Posted by Eric Parzianello on September 27, 2011

A prior blog post examined some of the dangers of classifying workers as independent contractors when the Department of Labor may consider them to be employees.  If the DOL concludes that employees have been erroneously classified as independent contractors, then  minimum wage, overtime, penalties and interest may be only a part of a business owner’s problems.   Another looming risk as a result of an erroneous classification is the IRS seeking to recover unpaid federal employment taxes.  The IRS has publicized its intent to be more vigilant about worker misclassification in the future.

However, under a new IRS settlement program, business owners have the opportunity to “come clean” regarding workers who have been previously misclassified as independent contractors.  The Voluntary Classification Settlement Program allows eligible business owners to voluntarily agree to reclassify independent contractors as employees (one of the eligibility requirements is that the taxpayer is not currently being audited).  The business owners would then pay only 10% of the payroll tax liability which would have been due on the employee’s compensation for the past year, without interest or penalties.  Participating taxpayers agree to treat applicable workers as employees for future tax periods and extend the period of limitations on assessment of employment taxes for three years to allow the IRS to monitor future compliance.  In exchange, the IRS agrees to:

  • Accept 10 percent of the employment tax liability that may have been due on amounts paid to the workers for the most recent tax year;
  • Waive all interest and penalties on unpaid amounts; and
  • Not conduct an employment tax audit with respect to worker classification of those workers being reclassified for prior years.

To determine whether to consider participating in this program, a business owner should consult with counsel to analyze whether the workers are independent contractors or employees.  The factors used by the IRS center around degrees of control and independence:

  1. Does the owner control or have the right to control what the worker does and how the worker does the job?
  2. Are the business aspects of the worker’s job, including how the worker is paid and who provides tools for the job, controlled by the owner?
  3. How continuous is the relationship?
  4. Is the work performed a key aspect of the owner’s business?

The IRS says that “there is no ‘magic’ or set number of factors that ‘makes’ the worker an employee or an independent contractor, and no one factor stands alone in making this determination.”  The entire relationship must be considered.
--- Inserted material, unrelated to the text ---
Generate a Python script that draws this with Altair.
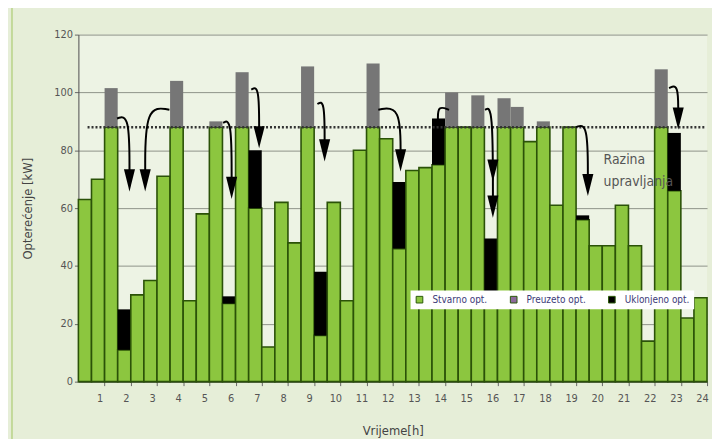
import altair as alt
import pandas as pd

# ---- data (kW, 48 half-hour intervals) ----
stvarno = [63, 70, 88, 11, 30, 35, 71, 88, 28, 58, 88, 27, 88, 60, 12, 62,
           48, 88, 16, 62, 28, 80, 88, 84, 46, 73, 74, 75, 88, 88, 88, 31,
           88, 88, 83, 88, 61, 88, 56, 47, 47, 61, 47, 14, 88, 66, 22, 29]
uklonjeno = [0, 0, 0, 14, 0, 0, 0, 0, 0, 0, 0, 2.5, 0, 20, 0, 0,
             0, 0, 22, 0, 0, 0, 0, 0, 23, 0, 0, 16, 0, 0, 0, 18.5,
             0, 0, 0, 0, 0, 0, 1.5, 0, 0, 0, 0, 0, 0, 20, 0, 0]
iznad = [0, 0, 13.5, 0, 0, 0, 0, 16, 0, 0, 2, 0, 19, 0, 0, 0,
         0, 21, 0, 0, 0, 0, 22, 0, 0, 0, 0, 0, 12, 0, 11, 0,
         10, 7, 0, 2, 0, 0, 0, 0, 0, 0, 0, 0, 20, 0, 0, 0]
razina = 88
hour_ticks = [2.5 + 2 * k for k in range(24)]

# arrows (bar index, kW)
arrow_x0 = [3.45, 7.45, 11.55, 13.7, 18.75, 23.4, 28.8, 31.55, 38.5, 45.6]
arrow_y0 = [91, 94, 89.5, 101, 96, 94, 94, 94, 88, 101.5]
arrow_x1 = [4.4, 5.6, 12.2, 14.3, 19.3, 25.1, 27.95, 32.15, 39.4, 46.3]
arrow_y1 = [72, 72, 69, 86, 82, 78, 90.5, 62, 70, 93]
head_x = [4.4, 5.6, 12.2, 14.3, 19.3, 25.1, 32.15, 32.15, 39.4, 46.3]
head_y = [69.6, 69.6, 67, 84.5, 80, 76.5, 73, 60.5, 68, 91]

labels = ["Stvarno opt.", "Preuzeto opt.", "Uklonjeno opt."]

# ---- tables ----
rows = []
for i, (g, u, v) in enumerate(zip(stvarno, uklonjeno, iznad), start=1):
    rows.append(dict(x0=i - 0.5, x1=i + 0.5, y0=0, y1=g, kind="Stvarno opt."))
    if u > 0:
        rows.append(dict(x0=i - 0.5, x1=i + 0.5, y0=g, y1=g + u, kind="Uklonjeno opt."))
    if v > 0:
        rows.append(dict(x0=i - 0.5, x1=i + 0.5, y0=g, y1=g + v, kind="Iznad razine"))
bars_df = pd.DataFrame(rows)

arr_rows = []
for k, (a, b, c, d) in enumerate(zip(arrow_x0, arrow_y0, arrow_x1, arrow_y1)):
    arr_rows += [dict(id=k, o=0, x=a, y=b), dict(id=k, o=1, x=c, y=b + 1.5),
                 dict(id=k, o=2, x=c, y=d)]
arr_df = pd.DataFrame(arr_rows)
head_df = pd.DataFrame(dict(x=head_x, y=head_y))

FONT = "Liberation Sans Narrow, DejaVu Sans Condensed, Liberation Sans, sans-serif"

xscale = alt.Scale(domain=[0.5, 48.5], nice=False, zero=False)
yscale = alt.Scale(domain=[0, 120], nice=False)
xaxis = alt.Axis(values=hour_ticks, labelExpr="(datum.value - 0.5) / 2",
                 title="Vrijeme[h]", grid=False, labelOffset=-5,
                 labelOverlap=False, labelFlush=False, labelBound=False,
                 tickSize=4, labelPadding=7, titlePadding=21)
yaxis = alt.Axis(values=[0, 20, 40, 60, 80, 100, 120],
                 title="Opterećenje [kW]", tickSize=4, titlePadding=19)


def X(f):
    return alt.X(f, scale=xscale, axis=xaxis)


def Y(f):
    return alt.Y(f, scale=yscale, axis=yaxis)


bars = alt.Chart(bars_df).mark_bar(strokeWidth=1.6).encode(
    x=X("x0:Q"),
    x2="x1:Q",
    y=Y("y0:Q"),
    y2="y1:Q",
    color=alt.Color("kind:N",
                    scale=alt.Scale(domain=labels + ["Iznad razine"],
                                    range=["#8cc63f", "#8c6a9c", "#000000", "#767676"]),
                    legend=alt.Legend(values=labels, title=None, orient="none",
                                      legendX=335, legendY=258, direction="horizontal",
                                      fillColor="white", padding=4, symbolType="square",
                                      symbolSize=45, symbolStrokeColor="#2b5a0a",
                                      symbolStrokeWidth=1, labelFontSize=10,
                                      labelColor="#3b3a78", labelFont=FONT,
                                      columnPadding=20, labelOffset=8)),
    stroke=alt.condition("datum.kind == 'Stvarno opt.'", alt.value("#2b5208"),
                         alt.value("transparent")),
)

thr = alt.Chart(pd.DataFrame(dict(y=[razina], xa=[1.2], xb=[48.4]))).mark_rule(
    strokeDash=[2, 2], strokeWidth=2.5, color="#333333").encode(
    y=Y("y:Q"), x=X("xa:Q"), x2="xb:Q")

lines = alt.Chart(arr_df).mark_line(interpolate="basis", color="black",
                                    strokeWidth=2).encode(
    x=X("x:Q"), y=Y("y:Q"), detail="id:N", order="o:Q")

heads = alt.Chart(head_df).mark_point(shape="M -0.5 -1 L 0.5 -1 L 0 1 Z", filled=True,
                                      size=500, color="black", opacity=1).encode(
    x=X("x:Q"), y=Y("y:Q"))

txt = alt.Chart(pd.DataFrame(dict(x=[40.6, 40.6], y=[76.5, 69.0],
                                  t=["Razina", "upravljanja"]))).mark_text(
    align="left", baseline="middle", fontSize=14, color="#555555", font=FONT).encode(
    x=X("x:Q"), y=Y("y:Q"), text="t:N")

edge = alt.Chart(pd.DataFrame(dict(a=[0]))).mark_rule(color="#c3d99a", strokeWidth=2).encode(
    x=alt.value(-67), y=alt.value(-27), y2=alt.value(410))

chart = alt.layer(bars, edge, thr, lines, heads, txt).properties(
    width=634, height=350,
    padding={"left": 71, "top": 25, "right": 5, "bottom": 56},
    autosize=alt.AutoSizeParams(type="none"),
    background="#e6eed8",
).configure_view(fill="#edf3e4", stroke=None).configure_axis(
    labelFont=FONT, titleFont=FONT, labelFontSize=11, titleFontSize=13,
    labelColor="#555555", titleColor="#444444", titleFontWeight="normal",
    domainColor="#4a4a4a", tickColor="#666666", gridColor="#8e9288", gridWidth=1,
).configure_axisX(labelOverlap=False)

chart.save("out.html", embed_options={"renderer": "svg", "actions": False})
For business owners who want a free analysis, the IRS is more than willing to conduct one through the filing of Form SS-8, Determination of Worker Status for Purposes of Federal Employment Taxes and Income Tax Withholding.   Although it may take at least six months, the IRS will review the facts and circumstances and officially determine the status of any workers.  However, in light of the publicized vigilance in the pursuit of unpaid taxes by the IRS for misclassified workers, this particular option may fall into the category of “be careful what you ask for.”